On the 15th, the three financial holding companies—KB, Shinhan, and Woori—issued a joint statement, stating that there was no intention to discriminate against domestic investors regarding inclusive finance disclosures, as they were merely following disclosure requirements under US securities law.

The three companies emphasized, "We agree with the government's policy direction on productive and inclusive finance and are pursuing it as a core management task." It is unusual for the three major financial holding companies to issue a joint statement ahead of the weekend.

Previously, at the end of last month, the three companies included in the 'Risk Factors' section of their annual reports submitted to the New York Stock Exchange (NYSE) that there was a possibility of an increase in delinquency rates or a deterioration in asset soundness due to inclusive finance policies. This content was not included in their domestic business reports.

In response, the financial holding companies explained, "It is not intended to provide additional information to specific investors or to discriminate against domestic investors," adding that it is a "difference in disclosure methods according to the 'Full Disclosure' principle required by US securities law and our lawsuit risk response system."

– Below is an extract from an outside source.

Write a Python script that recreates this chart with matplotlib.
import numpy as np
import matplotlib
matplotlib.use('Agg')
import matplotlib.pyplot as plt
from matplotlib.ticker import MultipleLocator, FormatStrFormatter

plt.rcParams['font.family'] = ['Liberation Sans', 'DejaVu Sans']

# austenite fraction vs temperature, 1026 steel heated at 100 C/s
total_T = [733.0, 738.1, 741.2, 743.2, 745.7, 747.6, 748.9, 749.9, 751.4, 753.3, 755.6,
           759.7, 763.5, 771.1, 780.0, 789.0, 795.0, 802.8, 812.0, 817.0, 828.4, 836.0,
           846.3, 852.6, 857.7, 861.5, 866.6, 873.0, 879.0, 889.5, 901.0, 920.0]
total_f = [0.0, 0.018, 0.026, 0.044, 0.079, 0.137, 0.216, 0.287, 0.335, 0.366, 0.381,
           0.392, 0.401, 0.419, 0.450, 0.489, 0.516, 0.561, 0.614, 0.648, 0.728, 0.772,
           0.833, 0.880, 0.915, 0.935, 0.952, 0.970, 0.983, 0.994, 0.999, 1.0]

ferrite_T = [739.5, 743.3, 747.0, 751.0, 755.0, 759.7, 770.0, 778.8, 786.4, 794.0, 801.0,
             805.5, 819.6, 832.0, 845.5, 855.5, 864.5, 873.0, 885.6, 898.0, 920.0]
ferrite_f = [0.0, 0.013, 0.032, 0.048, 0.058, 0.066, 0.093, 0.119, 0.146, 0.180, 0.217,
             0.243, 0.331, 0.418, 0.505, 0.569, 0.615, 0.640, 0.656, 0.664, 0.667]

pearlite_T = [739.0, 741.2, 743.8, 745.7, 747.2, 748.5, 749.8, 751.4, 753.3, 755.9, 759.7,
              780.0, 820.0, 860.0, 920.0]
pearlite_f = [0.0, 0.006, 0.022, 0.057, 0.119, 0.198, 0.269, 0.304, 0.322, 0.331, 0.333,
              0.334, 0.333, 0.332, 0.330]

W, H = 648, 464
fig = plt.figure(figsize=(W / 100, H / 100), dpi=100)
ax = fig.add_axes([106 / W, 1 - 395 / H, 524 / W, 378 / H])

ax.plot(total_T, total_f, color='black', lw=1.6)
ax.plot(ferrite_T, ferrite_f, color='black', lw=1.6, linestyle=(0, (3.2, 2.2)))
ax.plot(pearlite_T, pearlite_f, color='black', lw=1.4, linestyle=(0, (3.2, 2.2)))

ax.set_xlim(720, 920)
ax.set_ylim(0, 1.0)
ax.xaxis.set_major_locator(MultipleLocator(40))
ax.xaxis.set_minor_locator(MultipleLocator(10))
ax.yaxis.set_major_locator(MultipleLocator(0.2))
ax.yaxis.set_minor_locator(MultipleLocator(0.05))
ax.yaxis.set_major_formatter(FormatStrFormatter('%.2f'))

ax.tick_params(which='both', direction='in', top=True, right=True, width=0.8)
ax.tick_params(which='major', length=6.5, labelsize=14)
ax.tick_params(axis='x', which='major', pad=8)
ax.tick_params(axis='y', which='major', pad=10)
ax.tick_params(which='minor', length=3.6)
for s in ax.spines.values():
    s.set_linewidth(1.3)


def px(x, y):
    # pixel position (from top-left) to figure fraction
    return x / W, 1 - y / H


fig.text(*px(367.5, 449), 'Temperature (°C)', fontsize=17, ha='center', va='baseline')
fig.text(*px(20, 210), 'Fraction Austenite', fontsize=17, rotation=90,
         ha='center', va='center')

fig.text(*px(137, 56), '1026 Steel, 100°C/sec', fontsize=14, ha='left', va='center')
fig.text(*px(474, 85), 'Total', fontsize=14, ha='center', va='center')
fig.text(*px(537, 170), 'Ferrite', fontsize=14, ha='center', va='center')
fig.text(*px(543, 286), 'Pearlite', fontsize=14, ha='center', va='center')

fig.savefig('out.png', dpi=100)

They also noted that US disclosures require a broad description of various potential scenarios to protect investors and defend the legal liability of issuers. They also specified potential risk factors such as geopolitical risks in the Middle East, the possibility of changes in household loan regulations, and the industrial impact of artificial intelligence (AI) technological advancements.

The financial holding companies added that they have disclosed risk factors related to past government policies, such as the 2015 policy to expand technology finance, the 2020 strengthening of household debt management, and the potential for expanding political uncertainty in 2024, stating, "This disclosure is not a special case."

They also reaffirmed their policy to enhance the social role of finance by improving financial accessibility for low-income individuals, small business owners, and small and medium-sized enterprises, while expanding the supply of funds to venture, new industry, and real economy sectors. They noted that during the policy implementation process, they operate credit systems in accordance with internal risk assessments and systemic risk management frameworks, taking into account the long-term benefits of maintaining a sound financial system.

The three financial holding companies stated, "Moving forward, we will continue to manage our disclosures to ensure they are appropriate by comprehensively reflecting domestic and international regulatory requirements and investor protection principles."